Higher infertility rates in MENA are driving demand for IVF treatments
Demand for infertility treatments such as in-vitro fertilization (IVF) is increasing in the MENA region amid higher infertility rates, according to a report by Colliers (paywall).
The region suffers from an above-average infertility rate: The infertility rate in the MENA region is around 15%, significantly higher than the 10% global average, according to research and interviews conducted by the company.
This could be a conservative estimate: Previous research has suggested that the region’s infertility rate could be as high as 22.6%.
And fertility rates are dropping, too: Despite the regional population quintupling in size over the past 70 years, the fertility rate has fallen from an average seven children per woman to less than three.

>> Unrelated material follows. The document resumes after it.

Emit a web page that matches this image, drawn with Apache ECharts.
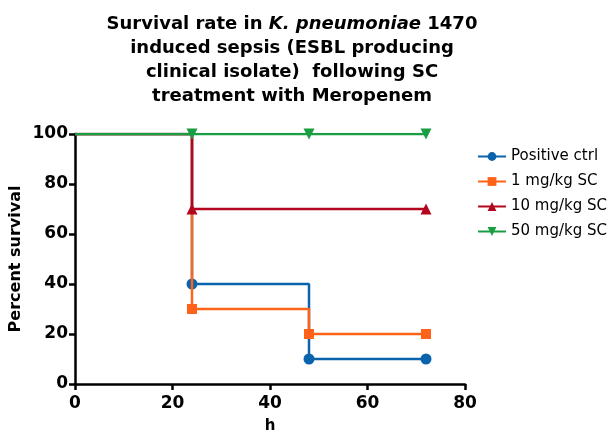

This isn’t all down to infertility, of course: Rising literacy levels, the increasing use of contraception, and the growing number of women in the workplace have all contributed to the falling fertility rate seen over recent decades.

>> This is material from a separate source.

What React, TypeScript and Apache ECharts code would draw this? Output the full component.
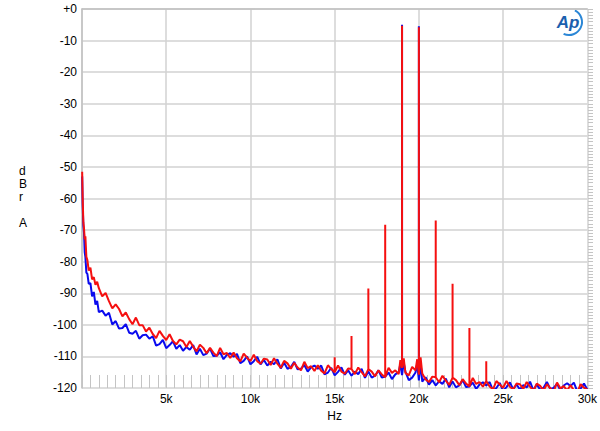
import React, { useEffect, useRef } from 'react';
import * as echarts from 'echarts';

// low end of the noise floor, measured at uneven frequencies (Hz)
const lowFreqs = [10, 40, 80, 120, 160, 200, 260, 320, 400, 500, 600, 700, 800, 900];
const lowRed = [-51.5, -60, -67.5, -69.5, -73, -72, -78.5, -79.5, -82.8, -81.9, -85.6, -84.9, -87.3, -86.4];
const lowBlue = [-53, -62, -68.5, -71, -77, -78.5, -83.5, -83.9, -87.0, -86.8, -91.0, -89.6, -93.6, -92.4];

// rest of the floor, one value every 200 Hz from 1 kHz to 30 kHz
const floorStart = 1000;
const floorStep = 200;
const redFloor = [
  -88.4, -91.0, -89.9, -92.5, -94.8,
  -93.5, -95.0, -97.3, -96.1, -98.2,
  -99.8, -97.7, -100.1, -100.1, -102.1,
  -100.9, -102.9, -104.2, -101.9, -103.5,
  -104.8, -103.0, -105.1, -106.2, -104.7,
  -105.2, -107.0, -105.1, -106.9, -108.4,
  -106.3, -107.3, -109.0, -107.3, -108.8,
  -109.9, -107.3, -109.3, -108.9, -110.5,
  -108.8, -110.6, -111.6, -109.1, -110.4,
  -111.5, -109.5, -111.5, -112.3, -110.7,
  -111.0, -112.7, -110.6, -112.3, -113.6,
  -111.4, -112.2, -113.9, -112.0, -113.5,
  -114.4, -111.7, -113.7, -113.1, -114.6,
  -112.8, -114.5, -115.4, -112.8, -114.0,
  -115.0, -112.9, -114.8, -115.5, -113.8,
  -114.0, -115.6, -113.5, -115.0, -116.3,
  -114.0, -114.8, -116.3, -114.4, -115.7,
  -116.6, -113.6, -115.2, -114.4, -115.6,
  -113.6, -115.2, -116.0, -113.3, -114.4,
  -115.8, -115.4, -117.3, -118.1, -116.4,
  -116.6, -118.2, -116.1, -117.7, -119.0,
  -116.7, -117.5, -119.1, -117.2, -118.6,
  -119.5, -116.8, -118.7, -118.1, -119.6,
  -117.8, -119.5, -120.4, -117.8, -118.9,
  -119.9, -117.8, -119.6, -120.4, -118.6,
  -118.8, -120.3, -118.1, -119.6, -120.8,
  -118.6, -119.3, -120.8, -118.8, -120.1,
  -121.1, -118.3, -120.1, -119.4, -120.8,
  -119.1, -120.7, -121.5, -118.8, -119.9,
  -120.5,
];
const blueFloor = [
  -96.0, -95.5, -97.1, -96.2, -99.9,
  -98.8, -101.2, -101.0, -99.8, -102.5,
  -102.8, -101.9, -104.4, -103.3, -103.1,
  -104.4, -103.6, -106.6, -106.1, -104.8,
  -107.4, -106.4, -105.2, -107.6, -106.4,
  -108.2, -107.0, -107.9, -106.4, -109.4,
  -107.6, -109.6, -109.1, -107.5, -109.9,
  -109.8, -108.7, -110.9, -109.5, -109.0,
  -110.1, -109.2, -112.1, -111.4, -110.0,
  -112.5, -111.5, -110.1, -112.5, -111.1,
  -112.9, -111.7, -112.5, -110.9, -113.8,
  -112.0, -113.9, -113.4, -111.7, -114.1,
  -113.9, -112.7, -114.8, -113.5, -112.9,
  -113.9, -112.9, -115.7, -115.1, -113.6,
  -116.0, -114.9, -113.5, -115.8, -114.4,
  -116.1, -114.8, -115.6, -113.9, -116.8,
  -114.8, -116.7, -116.1, -114.4, -116.7,
  -116.4, -115.1, -117.2, -115.7, -115.0,
  -115.9, -114.8, -117.5, -116.7, -115.1,
  -117.6, -118.0, -116.6, -118.9, -117.5,
  -119.2, -117.9, -118.7, -117.0, -119.8,
  -117.9, -119.8, -119.2, -117.5, -119.7,
  -119.5, -118.3, -120.3, -118.9, -118.2,
  -119.2, -118.1, -120.8, -120.0, -118.4,
  -120.9, -119.7, -118.2, -120.4, -118.9,
  -120.5, -119.1, -119.8, -118.0, -120.8,
  -118.8, -120.6, -119.9, -118.1, -120.3,
  -120.0, -118.7, -120.7, -119.2, -118.5,
  -119.4, -118.3, -121.0, -120.2, -118.6,
  -120.5,
];

// raised floor either side of the two test tones
const skirtFreqs = [18900, 19100, 19900, 20100];
const skirtRed = [-111.2, -110.6, -110.9, -110.3];
const skirtBlue = [-112.5, -112.0, -112.3, -111.8];

// tones and intermodulation products
const redSpikeFreqs = [15000, 16000, 17000, 18000, 19000, 20000, 21000, 22000, 23000, 24000];
const redPeaks = [-110.3, -103.5, -88.5, -68.3, -5.3, -5.8, -67.0, -87.0, -101.0, -111.5];
const blueSpikeFreqs = [19000, 20000];
const bluePeaks = [-5.0, -5.5];

const buildTrace = (
  low: number[],
  floor: number[],
  skirt: number[],
  spikeFreqs: number[],
  peaks: number[]
) => {
  const pts: number[][] = [];
  lowFreqs.forEach((f, i) => pts.push([f, low[i]]));
  floor.forEach((v, i) => pts.push([floorStart + i * floorStep, v]));
  skirtFreqs.forEach((f, i) => pts.push([f, skirt[i]]));
  pts.sort((a, b) => a[0] - b[0]);
  spikeFreqs.forEach((f, i) => {
    const k = pts.findIndex((p) => p[0] === f);
    if (k >= 0) pts.splice(k + 1, 0, [f, peaks[i]], [f, pts[k][1]]);
  });
  return pts;
};

const GRID = { left: 82, right: 12, top: 9, bottom: 43 };
const CHART_W = 600;
const CHART_H = 431;

const App: React.FC = () => {
  const chartRef = useRef<HTMLDivElement>(null);

  useEffect(() => {
    document.body.style.margin = '0';
    if (!chartRef.current) return;
    const chart = echarts.init(chartRef.current, undefined, { renderer: 'svg' });

    const font = "'Liberation Sans', Arial, sans-serif";
    const gridColor = '#d2d2d2';
    const tickColor = '#c4c4c4';
    const plotW = CHART_W - GRID.left - GRID.right;
    const plotH = CHART_H - GRID.top - GRID.bottom;

    const option: echarts.EChartsOption = {
      animation: false,
      backgroundColor: '#ffffff',
      grid: GRID,
      xAxis: [
        {
          type: 'value',
          position: 'bottom',
          min: 0,
          max: 30000,
          interval: 5000,
          name: 'Hz',
          nameLocation: 'middle',
          nameGap: 22,
          nameTextStyle: { color: '#000', fontSize: 12, fontFamily: font },
          axisLine: { lineStyle: { color: '#c0c0c0', width: 1.5 } },
          axisTick: { show: false },
          splitLine: { lineStyle: { color: gridColor, width: 1.5 } },
          axisLabel: {
            color: '#000',
            fontSize: 12,
            fontFamily: font,
            margin: 5,
            formatter: (v: number) => (v === 0 ? '' : `${v / 1000}k`),
          },
        },
        {
          // minor ticks every 500 Hz: a top axis pushed down onto the bottom edge, ticks point up
          type: 'value',
          position: 'top',
          offset: -plotH,
          min: 0,
          max: 30000,
          interval: 500,
          axisLine: { show: false },
          axisLabel: { show: false },
          splitLine: { show: false },
          axisTick: { show: true, length: 13, lineStyle: { color: tickColor, width: 1 } },
        },
      ],
      yAxis: [
        {
          type: 'value',
          position: 'left',
          min: -120,
          max: 0,
          interval: 10,
          axisLine: { show: true, lineStyle: { color: '#c0c0c0', width: 1.5 } },
          axisTick: { show: false },
          splitLine: { lineStyle: { color: gridColor, width: 1.5 } },
          axisLabel: {
            color: '#000',
            fontSize: 12,
            fontFamily: font,
            margin: 5,
            formatter: (v: number) => (v === 0 ? '+0' : String(v)),
          },
        },
        {
          // minor ticks every 1 dB: a right axis pulled onto the left edge, ticks point right
          type: 'value',
          position: 'right',
          offset: -plotW,
          min: -120,
          max: 0,
          interval: 1,
          axisLine: { show: false },
          axisLabel: { show: false },
          splitLine: { show: false },
          axisTick: { show: true, length: 5, lineStyle: { color: tickColor, width: 1 } },
        },
      ],
      graphic: [
        {
          type: 'text',
          left: 19,
          top: 164,
          style: {
            text: 'd\nB\nr\n\nA',
            fill: '#000',
            fontSize: 12,
            lineHeight: 13,
            fontFamily: font,
            align: 'center',
          },
        },
        {
          type: 'text',
          x: 568,
          y: 22,
          style: {
            text: 'Ap',
            fill: '#1b5fae',
            fontSize: 17,
            fontStyle: 'italic',
            fontWeight: 'bold',
            fontFamily: font,
            align: 'center',
            verticalAlign: 'middle',
          },
        },
        {
          type: 'arc',
          shape: { cx: 569, cy: 22, r: 13, startAngle: -1.1, endAngle: 2.0 },
          style: { stroke: '#2a86d6', lineWidth: 2, fill: 'none' },
        },
      ],
      series: [
        {
          name: 'blue',
          type: 'line',
          showSymbol: false,
          symbol: 'none',
          clip: true,
          lineStyle: { color: '#0a0aee', width: 2, join: 'bevel' },
          data: buildTrace(lowBlue, blueFloor, skirtBlue, blueSpikeFreqs, bluePeaks),
          z: 3,
        },
        {
          name: 'red',
          type: 'line',
          showSymbol: false,
          symbol: 'none',
          clip: true,
          lineStyle: { color: '#f51010', width: 2, join: 'bevel' },
          data: buildTrace(lowRed, redFloor, skirtRed, redSpikeFreqs, redPeaks),
          z: 4,
        },
      ],
    };

    chart.setOption(option);
    return () => {
      chart.dispose();
    };
  }, []);

  return <div ref={chartRef} style={{ width: `${CHART_W}px`, height: `${CHART_H}px` }} />;
};

export default App;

Why does the MENA region have a higher infertility rate? Although data from the region is scarce, it has been suggested by medical researchers that low- and middle-income countries in the region can lower the incidence of infertility by preventing diseases such as TB, injuries sustained during childbirth, and so-called “iatrogenic infertility” which is caused inadvertently by other medical treatments.

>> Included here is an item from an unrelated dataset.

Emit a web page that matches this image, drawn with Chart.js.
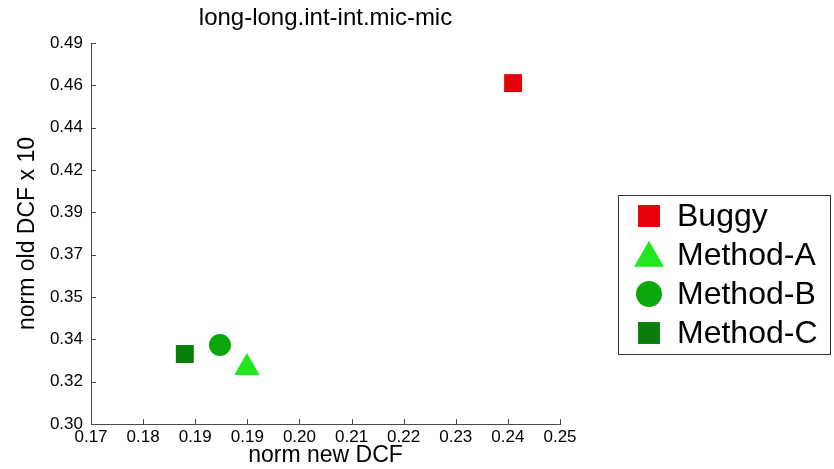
<!DOCTYPE html>
<html>
<head>
<meta charset="utf-8">
<script src="https://cdn.jsdelivr.net/npm/chart.js@4.4.1/dist/chart.umd.min.js"></script>
<style>
  html, body { margin: 0; padding: 0; background: #ffffff; }
  #wrap { width: 834px; height: 469px; position: relative; }
</style>
</head>
<body>
<div id="wrap"><canvas id="c" width="834" height="469"></canvas></div>
<script>
// ---- data ----
const seriesNames = ['Buggy', 'Method-A', 'Method-B', 'Method-C'];
const seriesX = [0.2420, 0.1966, 0.1920, 0.1860];
const seriesY = [0.4700, 0.3281, 0.3394, 0.3349];
const xTickLabels = ['0.17','0.18','0.19','0.19','0.20','0.21','0.22','0.23','0.24','0.25'];
const yTickLabels = ['0.30','0.32','0.34','0.35','0.37','0.39','0.42','0.44','0.46','0.49'];
const xRange = [0.17, 0.25];
const yRange = [0.30, 0.49];
const titleText = 'long-long.int-int.mic-mic';
const xAxisTitle = 'norm new DCF';
const yAxisTitle = 'norm old DCF x 10';

// ---- styles ----
const colors = ['#e6000c', '#22e622', '#0aa60a', '#0a7d0a'];
const styles = ['rect', 'triangle', 'circle', 'rect'];
const plotRadius = [12.7, 14.7, 11, 12.7];
const legendRadius = [15.5, 17.3, 13, 15.5];
const FONT = "'Liberation Sans', Arial, Helvetica, sans-serif";

function evenTicks(range, n) {
  const out = [];
  for (let i = 0; i < n; i++) out.push({ value: range[0] + (range[1] - range[0]) * i / (n - 1) });
  return out;
}

const datasets = seriesNames.map((name, i) => ({
  label: name,
  data: [{ x: seriesX[i], y: seriesY[i] }],
  pointStyle: styles[i],
  pointRadius: plotRadius[i],
  pointHoverRadius: plotRadius[i],
  pointBackgroundColor: colors[i],
  pointBorderColor: colors[i],
  pointBorderWidth: 0,
  backgroundColor: colors[i],
  borderColor: colors[i]
}));

function drawMarker(ctx, style, r, x, y, color) {
  ctx.save();
  ctx.fillStyle = color;
  ctx.beginPath();
  if (style === 'rect') {
    const s = Math.SQRT1_2 * r;
    ctx.rect(x - s, y - s, 2 * s, 2 * s);
  } else if (style === 'triangle') {
    let rad = 0;
    ctx.moveTo(x + Math.sin(rad) * r, y - Math.cos(rad) * r);
    rad += 2 * Math.PI / 3;
    ctx.lineTo(x + Math.sin(rad) * r, y - Math.cos(rad) * r);
    rad += 2 * Math.PI / 3;
    ctx.lineTo(x + Math.sin(rad) * r, y - Math.cos(rad) * r);
    ctx.closePath();
  } else {
    ctx.arc(x, y, r, 0, Math.PI * 2);
  }
  ctx.fill();
  ctx.restore();
}

const innerTicks = {
  id: 'innerTicks',
  afterDatasetsDraw(chart) {
    const ctx = chart.ctx;
    const xs = chart.scales.x, ys = chart.scales.y;
    const area = chart.chartArea;
    ctx.save();
    ctx.strokeStyle = '#4a4a4a';
    ctx.lineWidth = 1;
    ctx.beginPath();
    xs.ticks.forEach((t, i) => {
      const px = Math.round(xs.getPixelForTick(i)) + 0.5;
      ctx.moveTo(px, area.bottom);
      ctx.lineTo(px, area.bottom - 5);
    });
    ys.ticks.forEach((t, i) => {
      const py = Math.round(ys.getPixelForTick(i)) + 0.5;
      ctx.moveTo(area.left, py);
      ctx.lineTo(area.left + 5, py);
    });
    ctx.stroke();
    ctx.restore();
  }
};

const boxLegend = {
  id: 'boxLegend',
  afterDraw(chart) {
    const ctx = chart.ctx;
    const bx = 618.5, by = 195.5, bw = 212, bh = 159;
    ctx.save();
    ctx.fillStyle = '#ffffff';
    ctx.fillRect(bx, by, bw, bh);
    ctx.strokeStyle = '#333333';
    ctx.lineWidth = 1;
    ctx.strokeRect(bx, by, bw, bh);
    const rowY = [216, 255, 294, 333];
    ctx.font = '32px ' + FONT;
    ctx.fillStyle = '#000000';
    ctx.textBaseline = 'middle';
    ctx.textAlign = 'left';
    chart.data.datasets.forEach((ds, i) => {
      const yOff = ds.pointStyle === 'triangle' ? 3 : 0;
      drawMarker(ctx, ds.pointStyle, legendRadius[i], 649, rowY[i] + yOff, ds.pointBackgroundColor);
      ctx.fillText(ds.label, 677, rowY[i] + 1);
    });
    ctx.restore();
  }
};

new Chart(document.getElementById('c'), {
  type: 'scatter',
  data: { datasets },
  options: {
    responsive: false,
    animation: false,
    devicePixelRatio: 1,
    layout: { padding: { left: 0, right: 274, top: 0, bottom: 0 } },
    plugins: {
      legend: { display: false },
      tooltip: { enabled: false },
      title: {
        display: true,
        text: titleText,
        fullSize: false,
        color: '#000000',
        font: { family: FONT, size: 24, weight: 'normal', lineHeight: 1.2 },
        padding: { top: 4, bottom: 10.2 }
      }
    },
    scales: {
      x: {
        type: 'linear',
        min: xRange[0], max: xRange[1],
        afterBuildTicks: (s) => { s.ticks = evenTicks(xRange, xTickLabels.length); },
        afterFit: (s) => { s.height = 45; },
        grid: { display: false, drawTicks: false },
        border: { display: true, color: '#4a4a4a', width: 1 },
        ticks: {
          callback: (v, i) => xTickLabels[i],
          color: '#000000',
          padding: 3,
          maxRotation: 0, autoSkip: false,
          font: { family: FONT, size: 17 }
        },
        title: {
          display: true, text: xAxisTitle, color: '#000000',
          font: { family: FONT, size: 23, lineHeight: 1.2 },
          padding: { top: 0, bottom: 0 }
        }
      },
      y: {
        type: 'linear',
        min: yRange[0], max: yRange[1],
        afterBuildTicks: (s) => { s.ticks = evenTicks(yRange, yTickLabels.length); },
        afterFit: (s) => { s.width = 91; },
        grid: { display: false, drawTicks: false },
        border: { display: true, color: '#4a4a4a', width: 1 },
        ticks: {
          callback: (v, i) => yTickLabels[i],
          color: '#000000',
          padding: 8,
          autoSkip: false,
          font: { family: FONT, size: 17 }
        },
        title: {
          display: true, text: yAxisTitle, color: '#000000',
          font: { family: FONT, size: 23, lineHeight: 1.2 },
          padding: { top: 14, bottom: 0 }
        }
      }
    }
  },
  plugins: [innerTicks, boxLegend]
});
</script>
</body>
</html>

IVF: A former taboo that is growing in popularity in the Middle East. Attitudes towards IVF are changing in the Middle East, and it is slowly becoming more culturally-accepted, especially among men. The region is witnessing the evolution of homegrown brands that offer high quality and high success results, which means that the lack of international brands is not posing an obstacle to the sector’s growth. The ease of entry to many Middle East countries including the UAE and soon KSA also positively impacts the sector.
Egypt a regional hotspot for IVF: Of the three MENA countries examined by Colliers, the Egyptian IVF market is the largest, valued at USD 490 mn. The Egyptian healthcare system is growing both “quantitatively and qualitatively” to meet demand, and is benefiting from high-quality medical staff and lower visa restrictions, the report says.
It’s less costly per treatment cycle here: The cost of IVF is lower in Egypt, costing between USD 2k-5k per treatment cycle compared to USD 7k-10k in Saudi Arabia and USD 10k-15k in the UAE.
But demand is far higher: The number of cycles in Egypt is expected to rise almost 30% this decade, hitting almost 206k by 2030. This is far higher than the UAE, which will grow marginally to 17.7k in 2030, and Saudi Arabia which will hit 82.2k at the end of the decade.
How does all this compare to the global market? The combined value of the Egyptian, UAE and Saudi Arabian IVF markets is USD 1.1 bn, giving the three countries a 7.4% share of the global market.
IVF is also a ripe market for M&A: Despite growing investments, the IVF market remains relatively “fragmented” for being served mostly by individual clinics and hospital units, offering openings for mergers and acquisitions, the report says. The Egyptian IVF market saw its first major consolidation last year after Cleopatra Hospital Group signed a business transfer agreement in December that gives it an effective 60% stake in IVF specialist Bedaya Hospital.